Monitoring the tell at night is problematic. Naturally diurnal, human perception narrows as the sun sets. Recognizing changes to the immediate environment and airplane structures is essential when icing potential exists. During the day it is easy to scan the wings, windscreen, and probes. At night, this chore requires a strong flashlight and significant attention. Doable, but a setup for disaster in less than ideal conditions. Single pilot IFR is hard enough. Unless you have an ice light or other technologies to stack the deck, stick to playing with ice during the day. At night, I prefer ice in my drinks, not on my airplane.

Pointing eyeballs through plexiglass is one, although limited, way of assessing weather. Low workload enroute affords an opportunity to check conditions ahead. Check METARs and ATIS reports for any red flags—freezing rain and drizzle, ice pellets, snow with temps above freezing—at the destination and surrounding area. If possible, see if any PIREPS popped up. If not, provide one for the next aviator.

Altitude equals options. Airplanes can descend faster than climb. Planning initial cruise at the highest possible altitude is worthwhile. If icing is encountered, descending out of icing is easier and quicker. Also, climbing provides initial information on altitudes with temperatures conducive to icing or where icing is actually occurring. If icing is found at your max cruise altitude, an altitude without icing will likely be found before the MEA.

While altitude equals options, approaches limit them. Encountering ice while maneuvering for the runway limits choices to either going missed and climbing or toughing it out until touchdown. A couple measures can limit time in the danger zone. Coordinate with ATC to eliminate holding. Ask if a wait is expected ahead. If so, ask if slowing early or holding at altitude is possible.
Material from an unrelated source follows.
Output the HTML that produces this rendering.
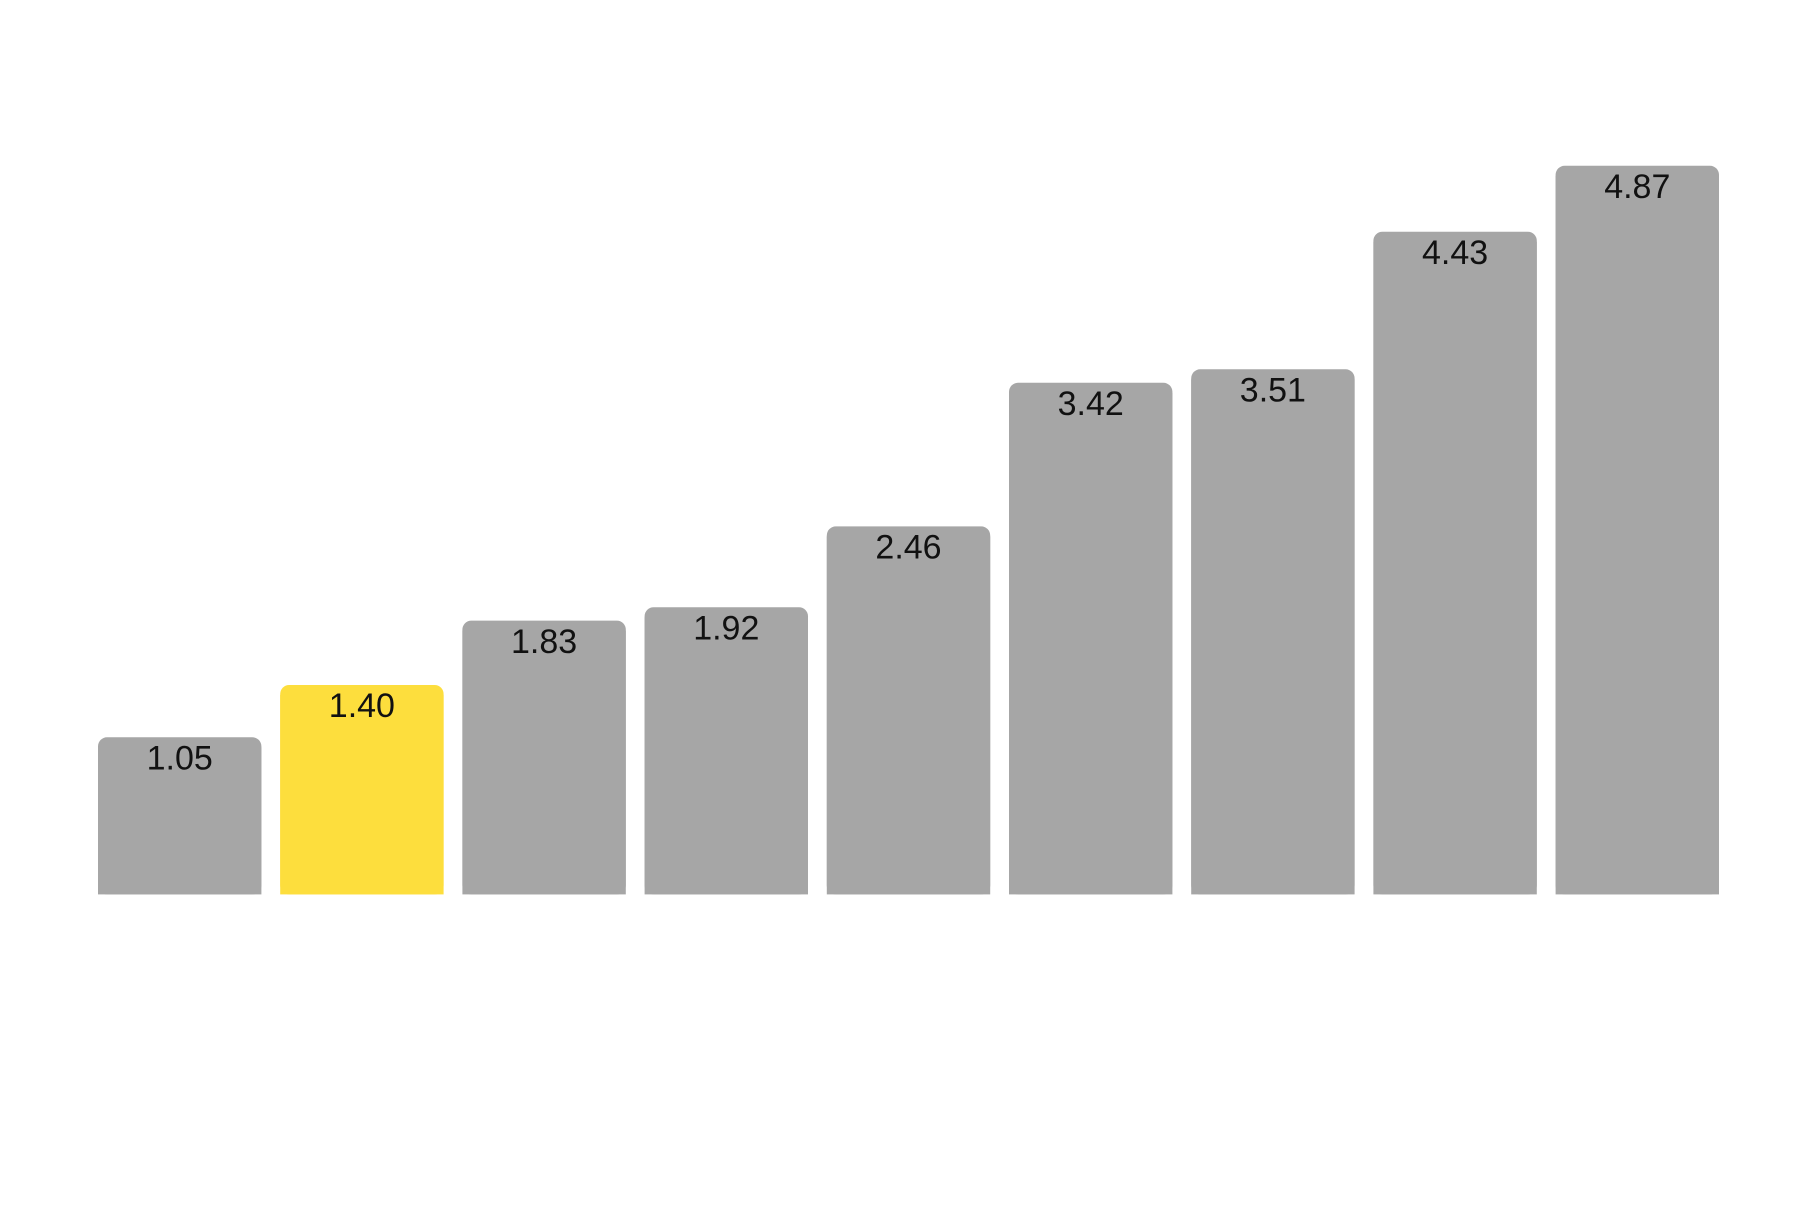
<!DOCTYPE html><html><head><style>body{margin:0;background:#fff}</style></head><body>
<svg width="1800" height="1200" xmlns="http://www.w3.org/2000/svg" font-family="Liberation Sans, sans-serif" font-size="34" text-anchor="middle">
<g fill="#a6a6a6">
<rect x="98" y="737.3" width="163.4" height="157.1" rx="9"/><rect x="98" y="747.3" width="163.4" height="147.1"/>
<rect x="462.4" y="620.6" width="163.4" height="273.8" rx="9"/><rect x="462.4" y="630.6" width="163.4" height="263.8"/>
<rect x="644.6" y="607.2" width="163.4" height="287.2" rx="9"/><rect x="644.6" y="617.2" width="163.4" height="277.2"/>
<rect x="826.8" y="526.4" width="163.4" height="368" rx="9"/><rect x="826.8" y="536.4" width="163.4" height="358"/>
<rect x="1009" y="382.8" width="163.4" height="511.6" rx="9"/><rect x="1009" y="392.8" width="163.4" height="501.6"/>
<rect x="1191.2" y="369.3" width="163.4" height="525.1" rx="9"/><rect x="1191.2" y="379.3" width="163.4" height="515.1"/>
<rect x="1373.4" y="231.7" width="163.4" height="662.7" rx="9"/><rect x="1373.4" y="241.7" width="163.4" height="652.7"/>
<rect x="1555.6" y="165.8" width="163.4" height="728.6" rx="9"/><rect x="1555.6" y="175.8" width="163.4" height="718.6"/>
</g>
<g fill="#fdde3d">
<rect x="280.2" y="685" width="163.4" height="209.4" rx="9"/><rect x="280.2" y="695" width="163.4" height="199.4"/>
</g>
<g fill="#111">
<text x="179.7" y="769.5">1.05</text>
<text x="361.9" y="717.2">1.40</text>
<text x="544.1" y="652.8">1.83</text>
<text x="726.3" y="639.4">1.92</text>
<text x="908.5" y="558.6">2.46</text>
<text x="1090.7" y="415">3.42</text>
<text x="1272.9" y="401.5">3.51</text>
<text x="1455.1" y="263.9">4.43</text>
<text x="1637.3" y="198">4.87</text>
</g>
</svg></body></html>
Once on the approach, don’t delay. Take vectors if available. Only partially configuring is also a good idea. Remember that icing can increase stall speed and extending flaps raises the potential of a tail-plane stall by increasing the angle-of-attack of the horizontal stabilizer.(See “Ice and Tail Stalls” in the December, 2014 IFR.)

The Winning Game
Safely flying into the icy grey yonder takes diligence and care. Easy and early wins create cavalier cowboys at the poker table and in an airplane. Professionals know long-term winners consistently put the odds in their favor. To increase your odds, take a close look at the weather, plan routes strategically, fly during the day, fly high, and minimize time on approaches.

Before flight, identify areas of actual and potential icing. When planning a route, stay out of actual icing and look for a course with the lowest MEAs and most alternate airports. In the air, fly high to have altitude to play with and check weather around your destination. Options are limited once starting an approach. Limit the time low and slow by coordinating with ATC, utilizing vectors and using only partial flaps. By taking these steps, you can fly the frigid skies and find the happy medium between coward and cowboy.

Besides strongly believing that ice is best left to cocktails, Jordan Miller prefers the full hot-wing setup on the Airbuses he flies for a major U.S. airline.